Let's dive deeper into each of these roots of trust to better understand how the TEA Project uses each level of trust to build up its compute platform.

1. Blockchain

Traditional blockchains use two roots of trust: consensus and cryptography. But their reliance on consensus makes it impossible for these blockchains to scale and meet the needs of rich applications. The TEA Project uses the Ethereum blockchain as one of its roots of trust. Besides storing the trust status of each of its compute nodes, it helps enforce token incentives to ensure good behavior among node runners.

2. Trusted Hardware

TEA's second root of trust comes from the miners' hardware security modules (HSM) that generate PoT data. Peer-to-peer remote attestation is performed on the compute nodes' trust data in order to reach consensus on the trustworthiness of the nodes.

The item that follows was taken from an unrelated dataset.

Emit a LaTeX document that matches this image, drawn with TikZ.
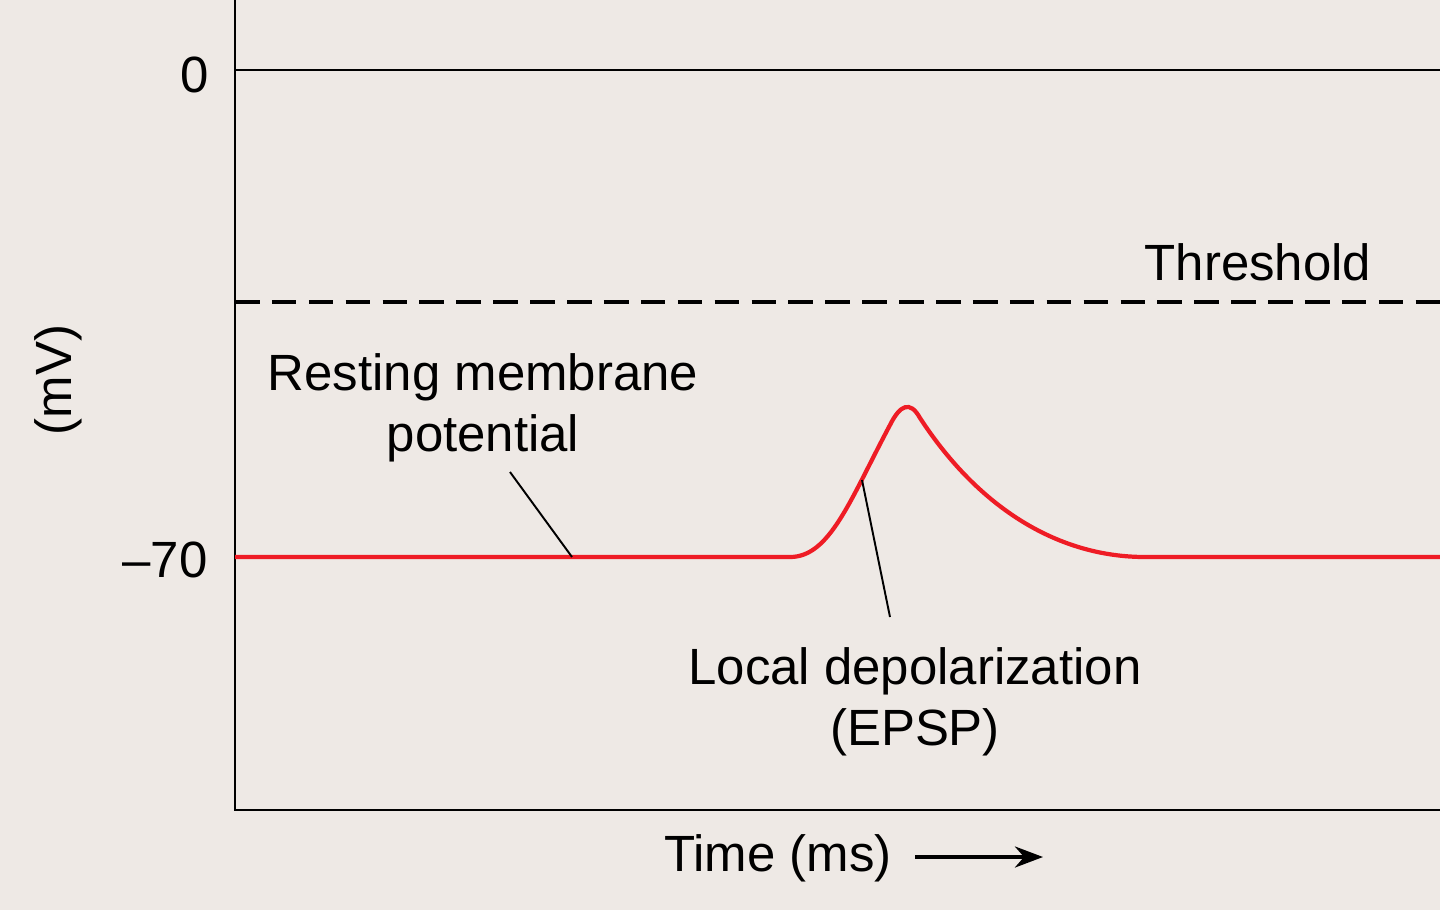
\documentclass[tikz,border=0pt]{standalone}
\usepackage{fontspec}
\setmainfont{Liberation Sans}
\usetikzlibrary{arrows.meta,positioning}
\definecolor{paper}{HTML}{EEE9E5}
\definecolor{trace}{HTML}{EE1C25}
\begin{document}
\begin{tikzpicture}[x=0.02cm,y=-0.02cm,
    lbl/.style={font=\fontsize{29}{35}\selectfont,align=center,inner sep=0pt},
    leader/.style={draw=black,line width=1.1pt}]
  \fill[paper] (0,0) rectangle (1440,910);
  \useasboundingbox (0,0) rectangle (1440,910);
  % axes
  \draw[line width=1.3pt] (235,0) -- (235,810) -- (1440,810);
  \draw[line width=1.3pt] (235,70) -- (1440,70);
  \draw[line width=2.2pt,dash pattern=on 14pt off 7pt] (235,302) -- (1440,302);
  % trace
  \draw[trace,line width=2.4pt] (235,557) -- (790,557)
    .. controls (830,557) and (850,500) .. (890,425)
    .. controls (900,405) and (910,400) .. (920,418)
    .. controls (980,510) and (1060,557) .. (1145,557) -- (1440,557);
  % labels
  \node[lbl] (zero) at (195,75) {0};
  \node[lbl] (rest) at (165,560) {–70};
  \node[lbl,rotate=90] (unit) at (58,380) {(mV)};
  \node[lbl] (thr) at (1258,262) {Threshold};
  \node[lbl] (rmp) at (483,408) {Resting membrane\\potential};
  \node[lbl] (epsp) at (915,702) {Local depolarization\\(EPSP)};
  \node[lbl] (time) at (778,858) {Time (ms)};
  \coordinate (rmpend) at (572,557);
  \coordinate (epspend) at (862,480);
  \coordinate (epspstart) at (890,617);
  \coordinate (rmpstart) at (510,472);
  \draw[leader] (rmpstart) -- (rmpend);
  \draw[leader] (epspstart) -- (epspend);
  \coordinate (arrA) at (915,857);
  \coordinate (arrB) at (1043,857);
  \draw[line width=2pt,-{Stealth[length=16pt,width=12pt]}] (arrA) -- (arrB);
\end{tikzpicture}
\end{document}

TEA doesn't use consensus to verify the result of the dApp's code, but the execution environment where the code runs.

3. Time

TEA’s state machine orders transactions using timestamps and a Proof of Time algorithm which utilizes atomic clocks from GPS satellites. The Proof of Time consensus rule ensures that all nodes sort their transactions by the timestamps, which are trustable as governed by the HSM that protect each reporting node's hardware. Because of this consensus logic, geographically distributed nodes will all reach the same state regarding the ordering of transactions.
Using trusted time to order transactions allows TEA to run dApps that rival the speeds of traditional cloud computing. TEA is an ideal platform for any app requiring data security and privacy while remaining censorship-resistant.